_Problem to work on_
Reproduce exactly the lines below, from the first one through the line containing "const monthsPerYear = [9, 12, 12, 12, 12, 3];", and omit any pictures.
──────── Dataset extract
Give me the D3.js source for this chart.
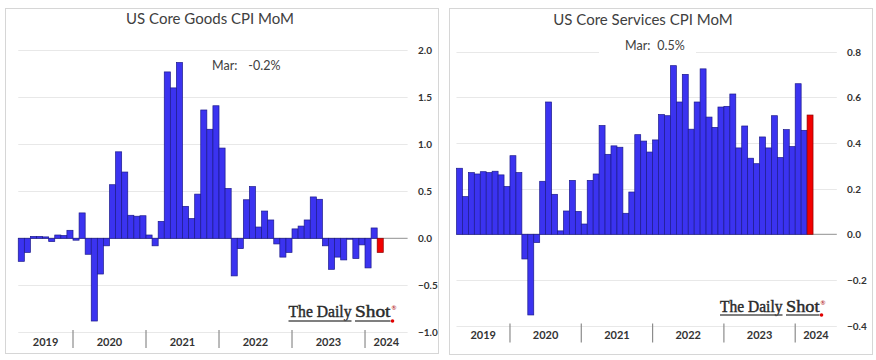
<!DOCTYPE html>
<html>
<head>
<meta charset="utf-8">
<script src="https://cdn.jsdelivr.net/npm/d3@7"></script>
<style>
  html, body { margin: 0; padding: 0; background: #fff; }
  svg { display: block; }
</style>
</head>
<body>
<svg id="chart" width="876" height="360"></svg>
<script>
// ---------------- DATA ----------------
const years = ["2019", "2020", "2021", "2022", "2023", "2024"];
const monthsPerYear = [9, 12, 12, 12, 12, 3]; // Apr 2019 .. Mar 2024

const goodsTitle = "US Core Goods CPI MoM";
const goodsNoteLabel = "Mar:";
const goodsNoteValue = "-0.2%";
const goodsTicks = [-1.0, -0.5, 0.0, 0.5, 1.0, 1.5, 2.0];
const goodsValues = [
  -0.245, -0.15, 0.02, 0.02, 0.015, -0.035, 0.035, 0.03, 0.085,
  -0.02, 0.27, -0.17, -0.88, -0.38, -0.08, 0.57, 0.92, 0.705, 0.245, 0.235, 0.24,
  0.035, -0.08, 0.18, 1.77, 1.60, 1.87, 0.34, 0.21, 0.47, 1.365, 1.16, 1.41,
  0.96, 0.53, -0.40, -0.11, 0.41, 0.55, 0.12, 0.29, 0.195, -0.06, -0.20, -0.15,
  0.10, 0.13, 0.195, 0.44, 0.415, -0.08, -0.33, -0.20, -0.23, -0.01, -0.215, -0.07,
  -0.315, 0.11, -0.15
];

const servicesTitle = "US Core Services CPI MoM";
const servicesNoteLabel = "Mar:";
const servicesNoteValue = "0.5%";
const servicesTicks = [-0.4, -0.2, 0.0, 0.2, 0.4, 0.6, 0.8];
const servicesValues = [
  0.289, 0.165, 0.27, 0.264, 0.274, 0.27, 0.276, 0.26, 0.209,
  0.344, 0.27, -0.108, -0.353, -0.036, 0.232, 0.579, 0.175, 0.015, 0.102, 0.236, 0.10,
  0.045, 0.236, 0.264, 0.476, 0.35, 0.387, 0.381, 0.092, 0.185, 0.436, 0.408, 0.36,
  0.413, 0.524, 0.519, 0.738, 0.579, 0.70, 0.46, 0.579, 0.724, 0.513, 0.468, 0.557,
  0.56, 0.614, 0.378, 0.474, 0.333, 0.309, 0.426, 0.378, 0.519, 0.336, 0.458, 0.384,
  0.659, 0.455, 0.522
];

const logoText = ["The Daily", "Shot"];

// ---------------- STYLE ----------------
const BLUE = "#3b33f0", BLUE_STROKE = "#1c1a8c";
const RED = "#f20000", RED_STROKE = "#8a0000";
const TEXT = "#404040";
const SANS = "Lato, 'Open Sans', 'Liberation Sans', sans-serif";
const SERIF = "'Liberation Serif', 'DejaVu Serif', serif";
const EXTRA_SLOTS = 4; // empty space after last bar

const svg = d3.select("#chart");

function drawPanel(cfg) {
  const g = svg.append("g");
  const n = cfg.values.length;

  // panel frame
  g.append("rect")
    .attr("x", cfg.panel.x + 0.5).attr("y", cfg.panel.y + 0.5)
    .attr("width", cfg.panel.w).attr("height", cfg.panel.h)
    .attr("fill", "#fff").attr("stroke", "#d6d6d6").attr("stroke-width", 1);

  const x = d3.scaleLinear().domain([0, n + EXTRA_SLOTS]).range(cfg.xRange);
  const y = d3.scaleLinear().domain(cfg.yDomain).range(cfg.yRange);

  // gridlines
  g.append("g").selectAll("line").data(cfg.ticks.filter(t => t !== 0)).join("line")
    .attr("x1", x(0)).attr("x2", x(n + EXTRA_SLOTS))
    .attr("y1", d => Math.round(y(d)) + 0.5).attr("y2", d => Math.round(y(d)) + 0.5)
    .attr("stroke", "#e8e8e8").attr("stroke-width", 1.2);

  // right axis labels
  const axis = d3.axisRight(y).tickValues(cfg.ticks).tickSize(0).tickPadding(0)
    .tickFormat(d3.format(".1f"));
  const ag = g.append("g").attr("transform", `translate(${cfg.tickX},0)`).call(axis);
  ag.select(".domain").remove();
  ag.selectAll("text")
    .attr("font-family", SANS).attr("font-size", 10).attr("font-weight", "bold")
    .attr("fill", "#333").attr("x", 0).attr("dy", "0.35em");

  // zero line
  g.append("line")
    .attr("x1", x(0)).attr("x2", x(n + EXTRA_SLOTS))
    .attr("y1", y(0)).attr("y2", y(0))
    .attr("stroke", "#a6a6a6").attr("stroke-width", 1.2);

  // bars
  g.append("g").selectAll("rect").data(cfg.values).join("rect")
    .attr("x", (d, i) => x(i))
    .attr("width", (d, i) => x(i + 1) - x(i))
    .attr("y", d => Math.min(y(d), y(0)))
    .attr("height", d => Math.abs(y(d) - y(0)))
    .attr("fill", (d, i) => i === n - 1 ? RED : BLUE)
    .attr("stroke", (d, i) => i === n - 1 ? RED_STROKE : BLUE_STROKE)
    .attr("stroke-width", 0.7);

  // year separators and labels
  let start = 0;
  const starts = monthsPerYear.map(m => { const s = start; start += m; return s; });
  g.append("g").selectAll("line").data(starts.slice(1)).join("line")
    .attr("x1", d => x(d)).attr("x2", d => x(d))
    .attr("y1", cfg.sepY[0]).attr("y2", cfg.sepY[1])
    .attr("stroke", "#8c8c8c").attr("stroke-width", 1.2);
  g.append("g").selectAll("text").data(years).join("text")
    .attr("x", (d, i) => {
      const a = x(starts[i]);
      const b = i === years.length - 1 ? x(n + EXTRA_SLOTS) : x(starts[i] + monthsPerYear[i]);
      return (a + b) / 2;
    })
    .attr("y", cfg.yearY)
    .attr("text-anchor", "middle")
    .attr("font-family", SANS).attr("font-size", 11).attr("font-weight", "bold")
    .attr("fill", "#333")
    .text(d => d);

  // title
  g.append("text")
    .attr("x", cfg.titleX).attr("y", cfg.titleY)
    .attr("text-anchor", "middle")
    .attr("font-family", SANS).attr("font-size", 15)
    .attr("fill", TEXT).text(cfg.title);

  // note (latest value)
  if (cfg.noteGap) {
    g.append("rect")
      .attr("x", cfg.noteGap[0]).attr("y", cfg.noteY - 14)
      .attr("width", cfg.noteGap[1] - cfg.noteGap[0]).attr("height", 18)
      .attr("fill", "#fff");
  }
  const note = g.append("text")
    .attr("x", cfg.noteX).attr("y", cfg.noteY)
    .attr("font-family", SANS).attr("font-size", 12.5)
    .attr("fill", TEXT);
  note.append("tspan").text(cfg.noteLabel);
  note.append("tspan").attr("dx", cfg.noteDx).text(cfg.noteValue);

  // logo
  const L = cfg.logo;
  const ul = L.y + L.ul;
  [[logoText[0], L.x1], [logoText[1], L.x2]].forEach(([txt, span]) => {
    g.append("text")
      .attr("x", span[0]).attr("y", L.y)
      .attr("font-family", SERIF).attr("font-size", L.size)
      .attr("fill", "#2b2b2b").attr("stroke", "#2b2b2b").attr("stroke-width", 0.45)
      .attr("textLength", span[1] - span[0]).attr("lengthAdjust", "spacingAndGlyphs")
      .text(txt);
    g.append("line")
      .attr("x1", span[0]).attr("x2", span[1])
      .attr("y1", ul).attr("y2", ul).attr("stroke", "#555").attr("stroke-width", 1.3);
  });
  g.append("text")
    .attr("x", L.x2[1] + 1).attr("y", L.y - 7)
    .attr("font-family", SANS).attr("font-size", 6).attr("fill", "#a00")
    .text("®");
  g.append("circle")
    .attr("cx", L.x2[1] + 2).attr("cy", ul)
    .attr("r", 1.8).attr("fill", "#e00000");
}

drawPanel({
  values: goodsValues, ticks: goodsTicks,
  panel: { x: 5, y: 8, w: 433, h: 345 },
  xRange: [18.25, 407.6], yDomain: [-1, 2], yRange: [332.3, 50.3],
  tickX: 418, sepY: [330, 348], yearY: 346,
  title: goodsTitle, titleX: 210, titleY: 24,
  noteLabel: goodsNoteLabel, noteValue: goodsNoteValue, noteX: 212, noteY: 70, noteDx: 11,
  logo: { x1: [288.5, 351.5], x2: [355, 390.5], y: 316.5, size: 17, ul: 4.5 }
});

drawPanel({
  values: servicesValues, ticks: servicesTicks,
  panel: { x: 449, y: 8, w: 423, h: 346 },
  xRange: [456.5, 836.8], yDomain: [-0.4, 0.8], yRange: [325.7, 51.5],
  tickX: 847, sepY: [323.5, 342.5], yearY: 339,
  title: servicesTitle, titleX: 643, titleY: 25,
  noteLabel: servicesNoteLabel, noteValue: servicesNoteValue, noteX: 625, noteY: 50, noteDx: 7,
  noteGap: [599, 696],
  logo: { x1: [720, 782.5], x2: [786, 819.5], y: 312, size: 16.5, ul: 3 }
});
</script>
</body>
</html>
────────────────
_Task response_
Give me the D3.js source for this chart.
<!DOCTYPE html>
<html>
<head>
<meta charset="utf-8">
<script src="https://cdn.jsdelivr.net/npm/d3@7"></script>
<style>
  html, body { margin: 0; padding: 0; background: #fff; }
  svg { display: block; }
</style>
</head>
<body>
<svg id="chart" width="876" height="360"></svg>
<script>
// ---------------- DATA ----------------
const years = ["2019", "2020", "2021", "2022", "2023", "2024"];
const monthsPerYear = [9, 12, 12, 12, 12, 3]; // Apr 2019 .. Mar 2024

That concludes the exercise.